Tutti i lunedì il Faqtotum Lab organizza una proiezione di un film d’autore.
Iniziamo il ciclo con “Solntse”, il capolavoro del regista russo Alexander Sokurov.
“Il sole” conclude la trilogia sul potere che il regista di origine turkmena ha iniziato nel 1999 con Moloch (su Hitler), ha proseguito nel 2002 con Taurus (su Lenin) e ha terminato con il ritratto di Hirohito, l’imperatore del Giappone durante la seconda guerra mondiale. Il sole è, se classifica si può fare, il più riuscito, il più emozionante, dei tre bellissimi film di Sokurov. Ed è necessariamente il film conclusivo, poiché Hirohito è l’imperatore che rinuncia alla propria natura divina per tornare ad essere uomo, in una metamorfosi che racchiude in sé la rifondazione del potere nel mondo contemporaneo. I temi della distanza (siderale) tra massa e individui eccezionali, quello della fragilità dell’uomo contrapposta alla perfezione crudele dei marchingegni ideali che guidano la storia, nei precedenti film emergevano soprattutto come tragici fraintendimenti della natura umana; anche qui questa riflessione è presente, ma c’è soprattutto dell’altro, perché queste suggestioni sono viste in relazione ad un uomo che sente di essere prigioniero di questo fraintendimento, che quindi è preda di un’abissale intuizione. La natura umana dell’imperatore è negata dalla tradizione, perché egli incarna l’ordine, l’immutabilità della storia, l’idea in terra; ma questo significa che le radici del suo potere sono ancora organiche, fondate dal legame tra il corpo del popolo e il corpo immateriale dell’imperatore.

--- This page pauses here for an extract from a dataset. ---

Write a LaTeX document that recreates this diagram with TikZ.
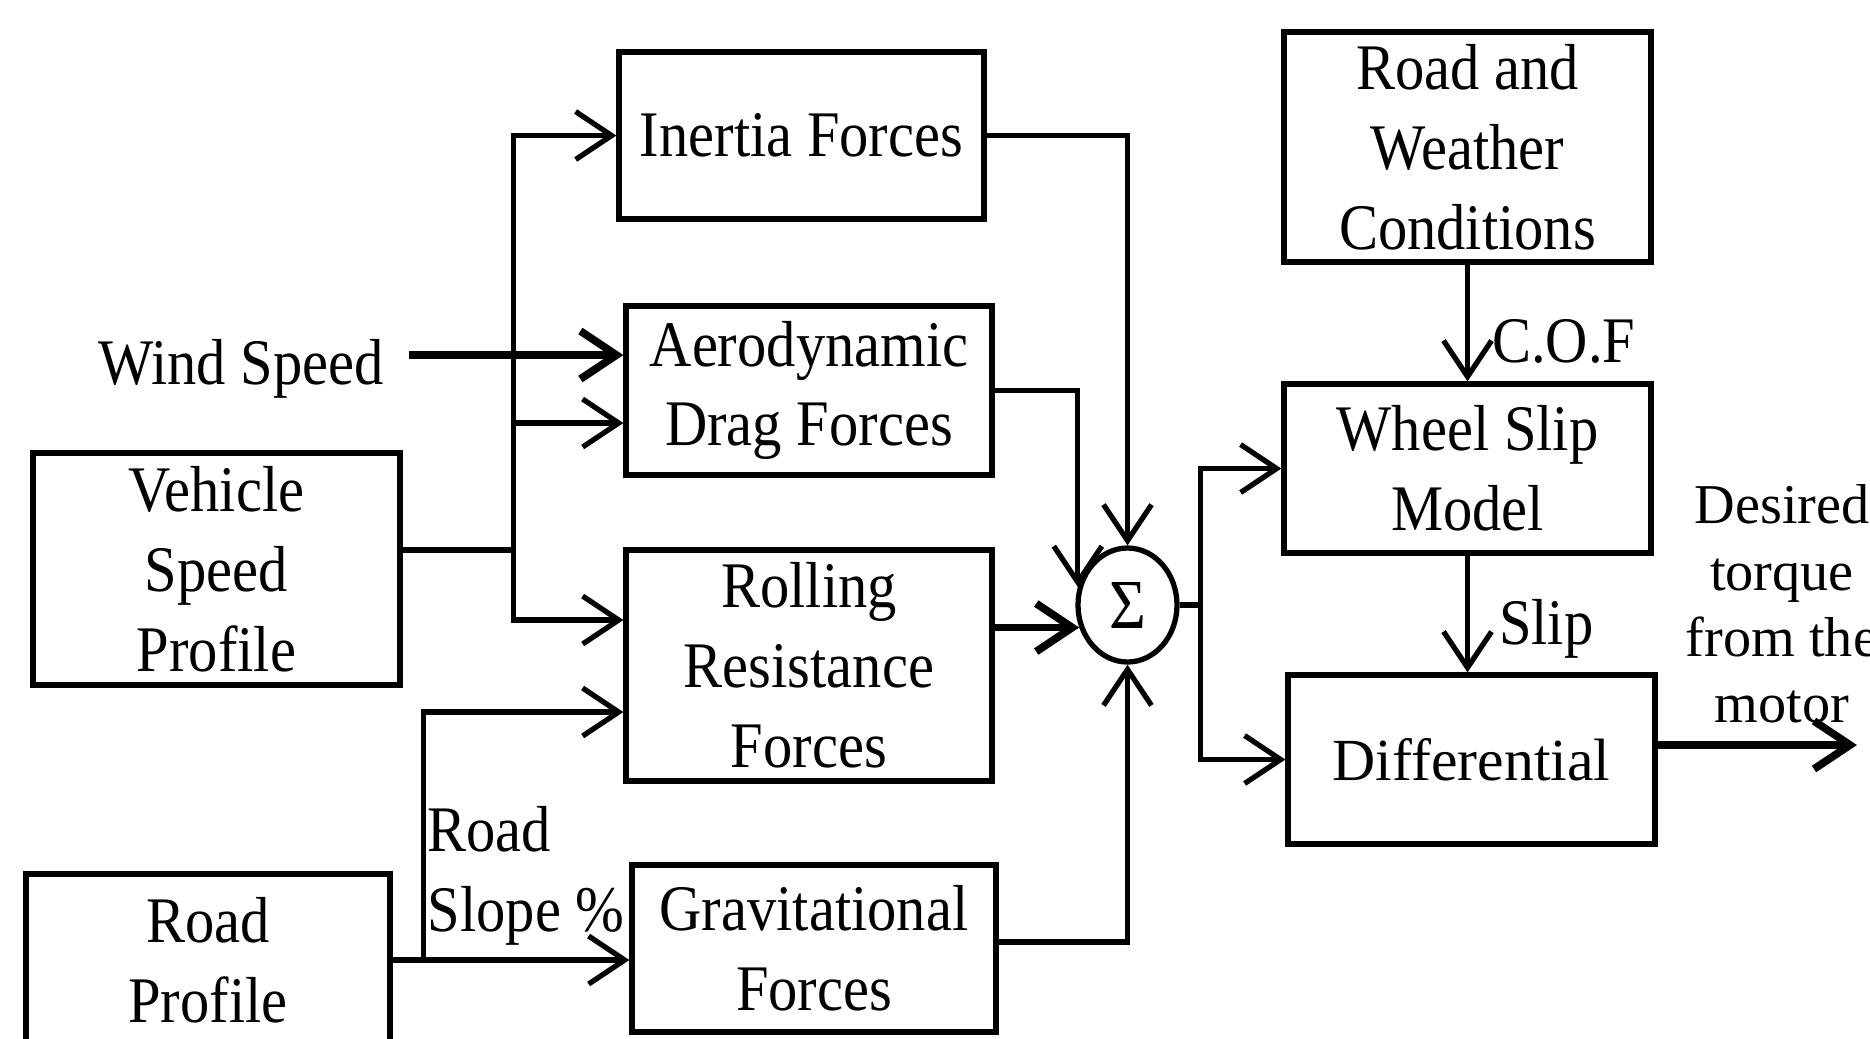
\documentclass[tikz,border=0pt]{standalone}
\usepackage{fontspec}
\setmainfont{Liberation Serif}[FakeStretch=0.9]
\newfontfamily\plainserif{Liberation Serif}
\usetikzlibrary{arrows.meta,shapes.geometric}
\newcommand{\boxfont}{\fontsize{18.5pt}{22.7pt}\selectfont}
\newcommand{\sidefont}{\plainserif\fontsize{16pt}{18.9pt}\selectfont}
\begin{document}
\begin{tikzpicture}[
        block/.style={draw, line width=1.5pt, align=center, inner sep=0pt, font=\boxfont},
        lbl/.style={inner sep=0pt, align=left, font=\boxfont},
        arr/.style={-{Straight Barb[length=3.6mm,width=4.8mm]}, line width=1.5pt},
        wire/.style={line width=1.5pt},
        wide/.style={line width=2.2pt}]
        \useasboundingbox (0,0) rectangle (18.70,-10.38);
        \clip (0,0) rectangle (18.70,-10.38);

        % --- Draw input blocks ---
        \node[lbl] (wind) at (2.41,-3.69) {Wind Speed};
        \node[block, minimum width=3.67cm, minimum height=2.32cm] (vehicle) at (2.165,-5.69) {Vehicle\\Speed\\Profile};
        \node[block, minimum width=3.64cm, minimum height=1.72cm] (road) at (2.08,-9.60) {Road\\Profile};
        % ---

        % --- Draw force blocks ---
        \node[block, minimum width=3.65cm, minimum height=1.67cm] (inertia) at (8.015,-1.355) {Inertia Forces};
        \node[block, minimum width=3.66cm, minimum height=1.69cm] (aero) at (8.09,-3.905) {Aerodynamic\\Drag Forces};
        \node[block, minimum width=3.66cm, minimum height=2.31cm] (rolling) at (8.09,-6.655) {Rolling\\Resistance\\Forces};
        \node[block, minimum width=3.64cm, minimum height=1.67cm] (grav) at (8.14,-9.485) {Gravitational\\Forces};
        % ---

        % --- Draw summing junction ---
        \node[ellipse, draw, line width=1.5pt, inner sep=0pt, minimum width=0.99cm, minimum height=1.14cm, font=\fontsize{20pt}{24pt}\selectfont] (sum) at (11.275,-6.05) {Σ};
        % ---

        % --- Draw drive line blocks ---
        \node[block, minimum width=3.67cm, minimum height=2.30cm] (weather) at (14.675,-1.47) {Road and\\Weather\\Conditions};
        \node[block, minimum width=3.67cm, minimum height=1.69cm] (wheel) at (14.675,-4.685) {Wheel Slip\\Model};
        \node[block, minimum width=3.67cm, minimum height=1.69cm, font=\plainserif\fontsize{17pt}{20pt}\selectfont] (diff) at (14.715,-7.595) {Differential};
        \node[inner sep=0pt, align=center, font=\sidefont] (torquetext) at (17.82,-6.04) {Desired\\torque\\from the\\motor};
        \coordinate (torque) at (18.57,-7.45);
        % ---

        % --- Draw inputs to force blocks ---
        \coordinate (windin) at ([yshift=3.55mm]aero.west);
        \draw[arr, wide] ([xshift=2.5mm]windin -| wind.east) -- (windin);
        \draw[wire] ([yshift=1.9mm]vehicle.east) -- ++(1.11,0) coordinate (bus);
        \draw[arr] (bus) |- (inertia.west);
        \draw[arr] (bus) |- ([yshift=-3.25mm]aero.west);
        \draw[arr] (bus) |- ([yshift=4.55mm]rolling.west);
        \draw[arr] (road.east) -- (road.east -| grav.west);
        \draw[arr] (road.east) -- ++(0.31,0) coordinate (slope) |- ([yshift=-4.65mm]rolling.west);
        \node[lbl, anchor=north west] (slopetext) at (4.27,-8.06) {Road\\Slope \%};
        % ---

        % --- Draw forces into summing junction ---
        \draw[arr] (inertia.east) -| (sum.north);
        \draw[arr] (aero.east) -| (sum.160);
        \draw[arr, wide] (rolling.east |- sum.205) -- (sum.205);
        \draw[arr] ([yshift=0.65mm]grav.east) -| (sum.south);
        % ---

        % --- Draw drive line connections ---
        \draw[wire] (sum.east) -- ++(0.21,0) coordinate (split);
        \draw[arr] (split) |- (wheel.west);
        \draw[arr] (split) |- (diff.west);
        \draw[arr] (weather.south) -- (wheel.north) node[pos=0.66, anchor=west, xshift=2.2mm, lbl] (coflabel) {C.O.F};
        \draw[arr] (wheel.south) -- (wheel.south |- diff.north) node[pos=0.63, anchor=west, xshift=2.9mm, lbl] (sliplabel) {Slip};
        \draw[arr, wide] (diff.east |- torque) -- (torque);
        % ---
    \end{tikzpicture}
\end{document}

Eppure il tempo di Hirohito si appresta a celebrare la vittoria del potere-macchina, del circuito astratto del potere, quello che – paradossalmente – fa ritornare persona carnale il potente. Hirohito è un personaggio postumo, quindi struggente, e pieno di presentimento. Le sequenze con gli americani sono le più rivelatrici: dall’incredibile scena in cui Hirohito viene fotografato dai soldati, come fosse un animale raro, una forma di vita scampata a drastici cambiamenti climatici, alle scene in cui Hirohito incontra McArthur, il quale inizialmente lo tratta come un criminale, ma in seguito rimarrà affascinato (e assieme impietosito) da quella divinità morente che ha di fronte. Il sole è un crepuscolo degli idoli malinconico e mistico, in cui è la stessa personificazione del potere ad agognare la propria umanità («Siamo liberi», dice l’imperatore alla moglie, sul finale del film), a desiderare di avere un corpo, ad esprimere uno struggente desiderio di conoscenza (vera, scientifica, non pregiudiziale). Ma è difficile raccontare Il sole, che ha anche come pregio – incredibile e davvero raro – quello di raccontarci la grandiosa capacità dell’uomo di creare e figurare: Sokurov sembra infatti suggerirci che è qui il divino nell’uomo, nella capacità di costruire e inventare dio, e assieme fondare la propria immagine. Con la conseguenza che Hirohito ci sembra davvero divino, perché divina è l’idea e assieme umana. La trasfigurazione terrena dell’uomo-idea è semplicemente uno dei racconti più belli del cinema di questi anni.
Il sole, di Alexander Sokurov, Russia/Italia/Francia, 2005, 110 min.
Cast: Issey Ogata, Kaori Momoi, Shiro Sano, Robert Dawson.